= SHORT PROBLEM =
Please print the lines between the one with "Give me the" and the one with "const FONT = 'DejaVu Serif';", both ends included, exactly as written, with no pictures.

= DATA PROVIDED =

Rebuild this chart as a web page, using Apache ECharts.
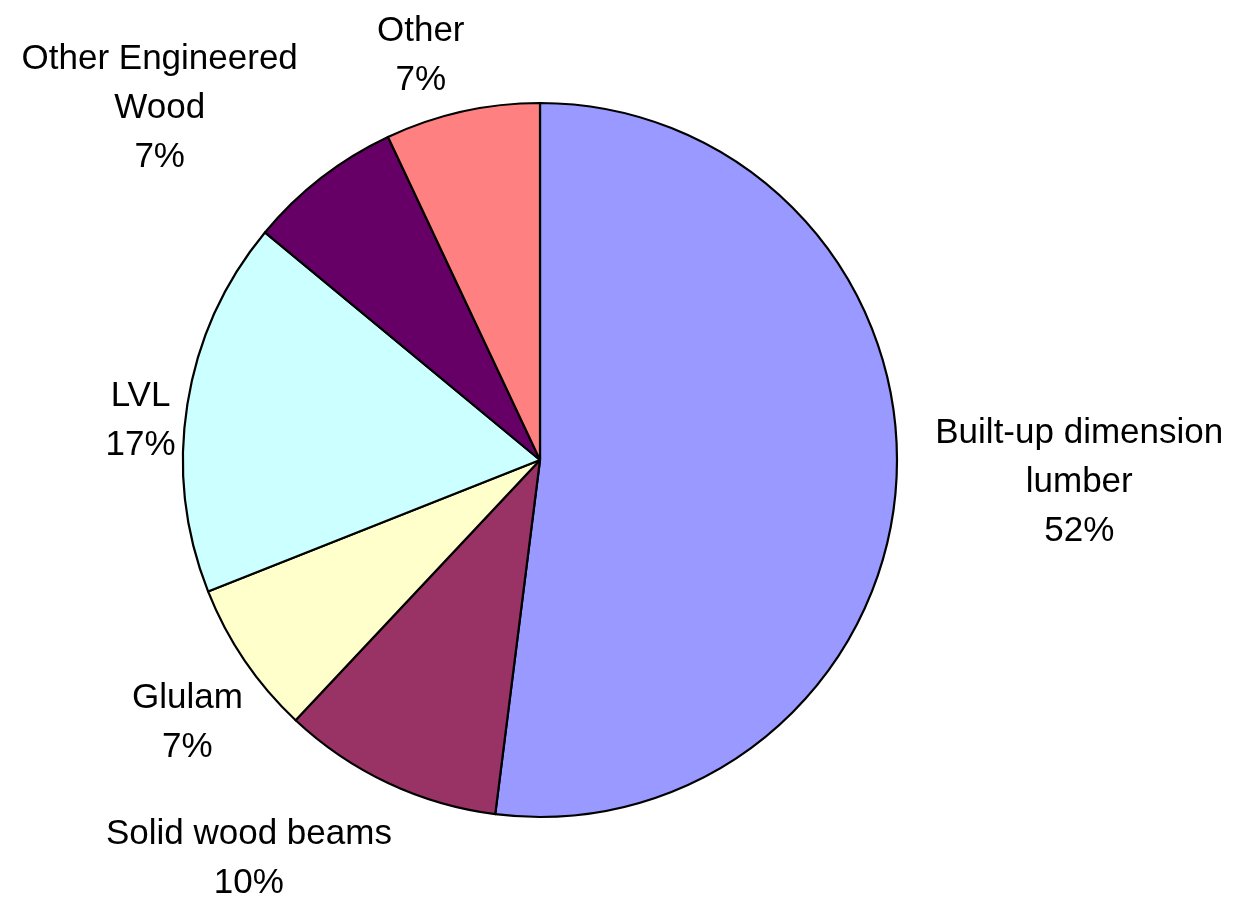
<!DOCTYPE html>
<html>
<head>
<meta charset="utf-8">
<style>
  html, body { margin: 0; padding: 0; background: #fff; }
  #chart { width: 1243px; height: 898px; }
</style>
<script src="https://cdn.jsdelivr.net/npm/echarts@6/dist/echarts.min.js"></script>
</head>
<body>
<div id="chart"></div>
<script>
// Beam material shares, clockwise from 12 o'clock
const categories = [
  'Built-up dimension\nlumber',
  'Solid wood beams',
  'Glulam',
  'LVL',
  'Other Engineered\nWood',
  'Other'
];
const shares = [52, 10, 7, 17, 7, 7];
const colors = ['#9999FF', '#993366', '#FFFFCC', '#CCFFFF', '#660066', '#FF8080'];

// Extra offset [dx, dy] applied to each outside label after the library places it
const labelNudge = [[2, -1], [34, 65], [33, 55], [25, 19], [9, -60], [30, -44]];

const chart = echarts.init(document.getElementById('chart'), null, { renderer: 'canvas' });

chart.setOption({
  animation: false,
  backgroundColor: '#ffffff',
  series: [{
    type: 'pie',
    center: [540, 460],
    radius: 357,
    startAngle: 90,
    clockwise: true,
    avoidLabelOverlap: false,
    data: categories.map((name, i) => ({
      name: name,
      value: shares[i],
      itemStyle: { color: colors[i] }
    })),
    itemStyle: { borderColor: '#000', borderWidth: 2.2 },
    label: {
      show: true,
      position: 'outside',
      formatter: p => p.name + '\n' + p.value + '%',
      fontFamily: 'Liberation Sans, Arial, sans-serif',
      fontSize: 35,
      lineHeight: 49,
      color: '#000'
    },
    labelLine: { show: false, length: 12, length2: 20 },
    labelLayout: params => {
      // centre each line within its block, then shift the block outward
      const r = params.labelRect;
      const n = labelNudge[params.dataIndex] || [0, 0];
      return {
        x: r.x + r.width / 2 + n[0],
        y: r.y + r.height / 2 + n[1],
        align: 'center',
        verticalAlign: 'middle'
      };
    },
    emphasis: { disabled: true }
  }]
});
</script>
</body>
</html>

--

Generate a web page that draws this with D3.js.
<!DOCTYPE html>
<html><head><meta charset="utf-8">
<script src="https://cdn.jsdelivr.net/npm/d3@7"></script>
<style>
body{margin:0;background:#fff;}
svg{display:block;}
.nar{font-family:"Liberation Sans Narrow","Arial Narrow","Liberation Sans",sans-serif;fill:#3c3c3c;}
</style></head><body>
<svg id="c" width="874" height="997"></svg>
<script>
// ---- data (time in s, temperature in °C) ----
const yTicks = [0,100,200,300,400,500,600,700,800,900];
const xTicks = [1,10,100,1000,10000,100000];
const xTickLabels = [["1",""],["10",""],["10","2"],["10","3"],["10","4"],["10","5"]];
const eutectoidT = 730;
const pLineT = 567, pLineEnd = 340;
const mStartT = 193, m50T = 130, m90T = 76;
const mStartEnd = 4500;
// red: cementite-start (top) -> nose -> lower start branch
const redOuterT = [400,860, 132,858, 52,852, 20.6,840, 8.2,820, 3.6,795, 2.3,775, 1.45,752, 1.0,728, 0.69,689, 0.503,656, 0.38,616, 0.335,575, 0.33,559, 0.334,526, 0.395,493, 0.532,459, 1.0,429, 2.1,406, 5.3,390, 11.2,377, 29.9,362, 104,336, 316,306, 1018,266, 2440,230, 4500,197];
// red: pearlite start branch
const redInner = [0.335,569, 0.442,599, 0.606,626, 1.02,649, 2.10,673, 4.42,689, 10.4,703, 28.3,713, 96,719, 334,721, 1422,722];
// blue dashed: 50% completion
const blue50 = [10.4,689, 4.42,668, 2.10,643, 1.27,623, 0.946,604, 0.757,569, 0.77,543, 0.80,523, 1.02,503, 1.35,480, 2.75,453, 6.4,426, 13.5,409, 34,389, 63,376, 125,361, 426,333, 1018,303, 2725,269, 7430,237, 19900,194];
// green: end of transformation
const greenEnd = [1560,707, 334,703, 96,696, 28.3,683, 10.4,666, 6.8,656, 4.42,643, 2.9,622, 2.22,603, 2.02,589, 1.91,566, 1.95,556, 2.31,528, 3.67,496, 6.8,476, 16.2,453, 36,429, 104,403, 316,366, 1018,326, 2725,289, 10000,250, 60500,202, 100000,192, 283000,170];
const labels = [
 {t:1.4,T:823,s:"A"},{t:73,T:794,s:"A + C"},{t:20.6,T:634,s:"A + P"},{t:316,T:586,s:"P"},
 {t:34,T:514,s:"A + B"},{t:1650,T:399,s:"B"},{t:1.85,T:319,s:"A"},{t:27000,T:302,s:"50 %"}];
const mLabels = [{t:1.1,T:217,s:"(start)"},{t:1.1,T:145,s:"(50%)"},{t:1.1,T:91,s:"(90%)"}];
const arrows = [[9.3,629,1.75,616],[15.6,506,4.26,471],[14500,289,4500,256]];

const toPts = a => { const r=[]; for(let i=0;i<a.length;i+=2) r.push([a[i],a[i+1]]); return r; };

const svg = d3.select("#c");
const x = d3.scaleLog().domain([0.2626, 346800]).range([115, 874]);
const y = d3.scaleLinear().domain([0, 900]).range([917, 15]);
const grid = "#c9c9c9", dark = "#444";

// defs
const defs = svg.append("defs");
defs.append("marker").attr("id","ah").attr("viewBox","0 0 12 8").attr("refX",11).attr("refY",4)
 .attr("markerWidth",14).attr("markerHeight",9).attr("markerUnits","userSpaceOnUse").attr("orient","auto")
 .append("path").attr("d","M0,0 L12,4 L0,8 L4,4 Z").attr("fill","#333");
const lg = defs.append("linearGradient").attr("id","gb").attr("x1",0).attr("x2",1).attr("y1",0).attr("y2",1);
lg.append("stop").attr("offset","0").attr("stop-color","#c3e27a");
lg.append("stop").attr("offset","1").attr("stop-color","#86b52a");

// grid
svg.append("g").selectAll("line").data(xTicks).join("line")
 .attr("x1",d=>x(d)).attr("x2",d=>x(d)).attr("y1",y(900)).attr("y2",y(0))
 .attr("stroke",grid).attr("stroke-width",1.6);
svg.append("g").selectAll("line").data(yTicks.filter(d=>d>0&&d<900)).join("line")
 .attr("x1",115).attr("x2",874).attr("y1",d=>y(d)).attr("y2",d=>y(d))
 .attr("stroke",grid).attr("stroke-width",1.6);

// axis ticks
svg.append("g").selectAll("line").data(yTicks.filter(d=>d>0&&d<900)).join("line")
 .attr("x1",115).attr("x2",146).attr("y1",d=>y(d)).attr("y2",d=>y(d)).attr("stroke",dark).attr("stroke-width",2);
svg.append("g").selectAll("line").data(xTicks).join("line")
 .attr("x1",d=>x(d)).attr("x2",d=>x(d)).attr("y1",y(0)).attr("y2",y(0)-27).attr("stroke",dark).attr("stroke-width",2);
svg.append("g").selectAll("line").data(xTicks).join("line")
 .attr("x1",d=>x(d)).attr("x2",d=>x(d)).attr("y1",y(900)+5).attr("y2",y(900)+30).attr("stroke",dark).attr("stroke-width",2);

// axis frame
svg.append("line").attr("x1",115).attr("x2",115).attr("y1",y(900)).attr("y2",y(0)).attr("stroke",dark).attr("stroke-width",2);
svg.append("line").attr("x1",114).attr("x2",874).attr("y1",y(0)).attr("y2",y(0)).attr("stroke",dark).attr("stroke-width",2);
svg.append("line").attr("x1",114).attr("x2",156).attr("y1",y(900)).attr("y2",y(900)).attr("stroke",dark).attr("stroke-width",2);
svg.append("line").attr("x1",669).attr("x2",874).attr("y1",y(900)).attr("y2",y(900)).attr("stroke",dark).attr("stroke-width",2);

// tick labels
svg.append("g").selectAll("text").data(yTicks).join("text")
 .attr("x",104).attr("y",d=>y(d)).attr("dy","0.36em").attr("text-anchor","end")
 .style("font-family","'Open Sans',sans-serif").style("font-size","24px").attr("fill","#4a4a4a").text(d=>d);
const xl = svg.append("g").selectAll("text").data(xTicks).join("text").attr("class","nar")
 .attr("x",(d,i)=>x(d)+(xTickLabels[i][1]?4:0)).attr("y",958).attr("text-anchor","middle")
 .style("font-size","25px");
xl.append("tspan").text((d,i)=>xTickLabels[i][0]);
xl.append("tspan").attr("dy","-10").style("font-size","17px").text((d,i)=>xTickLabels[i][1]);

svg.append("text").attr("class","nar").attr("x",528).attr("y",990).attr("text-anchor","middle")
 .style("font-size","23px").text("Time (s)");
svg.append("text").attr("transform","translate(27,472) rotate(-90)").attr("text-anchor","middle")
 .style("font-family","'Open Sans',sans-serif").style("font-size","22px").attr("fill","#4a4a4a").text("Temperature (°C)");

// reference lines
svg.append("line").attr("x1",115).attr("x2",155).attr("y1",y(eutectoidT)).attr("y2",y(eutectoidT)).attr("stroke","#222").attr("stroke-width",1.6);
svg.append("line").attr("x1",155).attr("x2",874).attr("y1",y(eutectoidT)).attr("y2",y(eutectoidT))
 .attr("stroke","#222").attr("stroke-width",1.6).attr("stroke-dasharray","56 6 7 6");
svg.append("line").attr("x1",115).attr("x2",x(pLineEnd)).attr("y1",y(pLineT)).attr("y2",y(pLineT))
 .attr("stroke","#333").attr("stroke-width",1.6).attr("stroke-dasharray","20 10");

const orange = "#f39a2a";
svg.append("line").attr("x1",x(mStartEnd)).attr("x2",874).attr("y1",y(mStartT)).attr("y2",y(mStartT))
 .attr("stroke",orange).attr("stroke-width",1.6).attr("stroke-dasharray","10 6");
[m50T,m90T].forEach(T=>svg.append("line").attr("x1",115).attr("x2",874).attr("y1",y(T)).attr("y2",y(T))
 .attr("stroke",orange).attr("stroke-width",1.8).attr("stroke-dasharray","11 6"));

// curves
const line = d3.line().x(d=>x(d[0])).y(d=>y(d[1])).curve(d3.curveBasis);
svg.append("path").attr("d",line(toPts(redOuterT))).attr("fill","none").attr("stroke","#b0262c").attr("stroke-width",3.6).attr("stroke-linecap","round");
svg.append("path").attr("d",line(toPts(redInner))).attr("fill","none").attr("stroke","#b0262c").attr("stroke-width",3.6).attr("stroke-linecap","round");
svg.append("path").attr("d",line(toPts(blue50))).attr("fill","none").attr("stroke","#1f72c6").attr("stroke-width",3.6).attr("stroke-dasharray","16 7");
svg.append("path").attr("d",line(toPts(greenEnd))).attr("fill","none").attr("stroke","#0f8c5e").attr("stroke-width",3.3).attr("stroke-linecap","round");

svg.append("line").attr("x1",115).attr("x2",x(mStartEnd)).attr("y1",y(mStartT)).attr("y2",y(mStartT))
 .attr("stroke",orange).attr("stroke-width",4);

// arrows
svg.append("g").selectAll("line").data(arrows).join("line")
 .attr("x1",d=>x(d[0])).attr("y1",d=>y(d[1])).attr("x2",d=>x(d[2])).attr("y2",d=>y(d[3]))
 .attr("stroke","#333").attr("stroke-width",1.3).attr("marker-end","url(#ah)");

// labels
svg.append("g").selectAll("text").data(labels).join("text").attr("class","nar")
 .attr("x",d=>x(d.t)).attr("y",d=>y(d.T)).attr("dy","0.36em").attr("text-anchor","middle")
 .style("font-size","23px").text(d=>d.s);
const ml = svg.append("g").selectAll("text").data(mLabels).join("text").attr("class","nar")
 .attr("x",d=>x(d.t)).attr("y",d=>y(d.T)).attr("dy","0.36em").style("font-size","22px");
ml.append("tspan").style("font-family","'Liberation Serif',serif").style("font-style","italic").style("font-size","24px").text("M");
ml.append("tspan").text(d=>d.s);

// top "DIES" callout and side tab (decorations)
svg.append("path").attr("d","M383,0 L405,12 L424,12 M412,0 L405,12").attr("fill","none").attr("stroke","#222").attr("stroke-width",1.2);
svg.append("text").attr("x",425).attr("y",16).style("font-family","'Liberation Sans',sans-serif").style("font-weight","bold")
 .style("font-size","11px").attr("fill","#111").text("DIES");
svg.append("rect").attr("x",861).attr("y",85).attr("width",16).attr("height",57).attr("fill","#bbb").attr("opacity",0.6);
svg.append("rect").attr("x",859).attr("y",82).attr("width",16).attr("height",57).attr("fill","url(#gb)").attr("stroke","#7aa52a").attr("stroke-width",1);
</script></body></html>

--

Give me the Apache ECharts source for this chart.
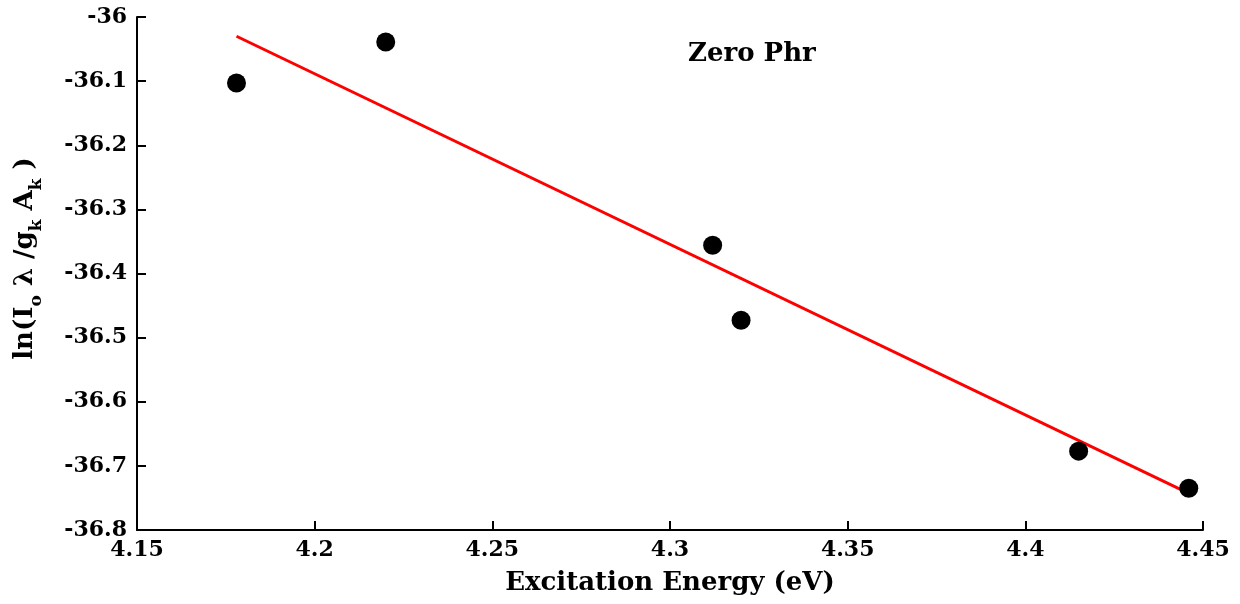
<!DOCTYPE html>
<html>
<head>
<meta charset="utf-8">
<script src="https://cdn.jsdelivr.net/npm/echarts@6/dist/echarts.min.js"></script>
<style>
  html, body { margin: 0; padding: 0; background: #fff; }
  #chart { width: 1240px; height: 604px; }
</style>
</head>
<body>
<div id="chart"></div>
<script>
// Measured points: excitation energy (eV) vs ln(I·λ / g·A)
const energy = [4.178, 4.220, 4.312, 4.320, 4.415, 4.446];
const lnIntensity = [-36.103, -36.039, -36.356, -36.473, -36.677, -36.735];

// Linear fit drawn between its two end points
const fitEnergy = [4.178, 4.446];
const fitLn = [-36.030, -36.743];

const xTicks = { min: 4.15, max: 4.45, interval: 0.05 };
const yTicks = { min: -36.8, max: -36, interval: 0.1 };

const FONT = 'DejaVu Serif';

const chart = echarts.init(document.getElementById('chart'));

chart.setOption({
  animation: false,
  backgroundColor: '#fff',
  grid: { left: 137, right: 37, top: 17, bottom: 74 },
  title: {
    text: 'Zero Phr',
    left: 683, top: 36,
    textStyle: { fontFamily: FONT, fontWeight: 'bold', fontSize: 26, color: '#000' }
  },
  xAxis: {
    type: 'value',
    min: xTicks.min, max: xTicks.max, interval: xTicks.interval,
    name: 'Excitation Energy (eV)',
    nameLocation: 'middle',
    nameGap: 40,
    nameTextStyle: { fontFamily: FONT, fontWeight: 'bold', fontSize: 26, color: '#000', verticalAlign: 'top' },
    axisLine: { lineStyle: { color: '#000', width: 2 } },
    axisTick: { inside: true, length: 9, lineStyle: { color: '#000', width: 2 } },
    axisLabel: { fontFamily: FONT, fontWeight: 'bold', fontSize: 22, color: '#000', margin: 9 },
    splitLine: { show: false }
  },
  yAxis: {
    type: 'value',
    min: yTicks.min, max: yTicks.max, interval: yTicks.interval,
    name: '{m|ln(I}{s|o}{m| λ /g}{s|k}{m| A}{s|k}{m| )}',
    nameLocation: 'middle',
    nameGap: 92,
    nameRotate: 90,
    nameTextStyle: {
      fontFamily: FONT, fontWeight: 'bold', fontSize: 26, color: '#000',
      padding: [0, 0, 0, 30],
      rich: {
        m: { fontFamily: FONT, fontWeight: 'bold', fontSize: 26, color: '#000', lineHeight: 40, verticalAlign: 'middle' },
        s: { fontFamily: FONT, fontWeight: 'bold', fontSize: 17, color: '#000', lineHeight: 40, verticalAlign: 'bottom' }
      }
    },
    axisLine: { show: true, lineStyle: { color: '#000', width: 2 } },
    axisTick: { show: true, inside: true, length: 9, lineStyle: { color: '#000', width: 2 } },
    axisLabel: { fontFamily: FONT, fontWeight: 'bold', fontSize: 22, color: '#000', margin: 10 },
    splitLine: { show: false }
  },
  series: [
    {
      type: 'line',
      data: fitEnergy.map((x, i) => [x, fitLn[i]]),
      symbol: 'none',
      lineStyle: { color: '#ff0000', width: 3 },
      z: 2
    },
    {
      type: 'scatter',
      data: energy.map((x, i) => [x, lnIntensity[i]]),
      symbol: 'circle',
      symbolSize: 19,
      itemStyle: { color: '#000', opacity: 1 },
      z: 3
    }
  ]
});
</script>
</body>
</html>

= ANSWER TO THIS EXERCISE =
Give me the Apache ECharts source for this chart.
<!DOCTYPE html>
<html>
<head>
<meta charset="utf-8">
<script src="https://cdn.jsdelivr.net/npm/echarts@6/dist/echarts.min.js"></script>
<style>
  html, body { margin: 0; padding: 0; background: #fff; }
  #chart { width: 1240px; height: 604px; }
</style>
</head>
<body>
<div id="chart"></div>
<script>
// Measured points: excitation energy (eV) vs ln(I·λ / g·A)
const energy = [4.178, 4.220, 4.312, 4.320, 4.415, 4.446];
const lnIntensity = [-36.103, -36.039, -36.356, -36.473, -36.677, -36.735];

// Linear fit drawn between its two end points
const fitEnergy = [4.178, 4.446];
const fitLn = [-36.030, -36.743];

const xTicks = { min: 4.15, max: 4.45, interval: 0.05 };
const yTicks = { min: -36.8, max: -36, interval: 0.1 };

const FONT = 'DejaVu Serif';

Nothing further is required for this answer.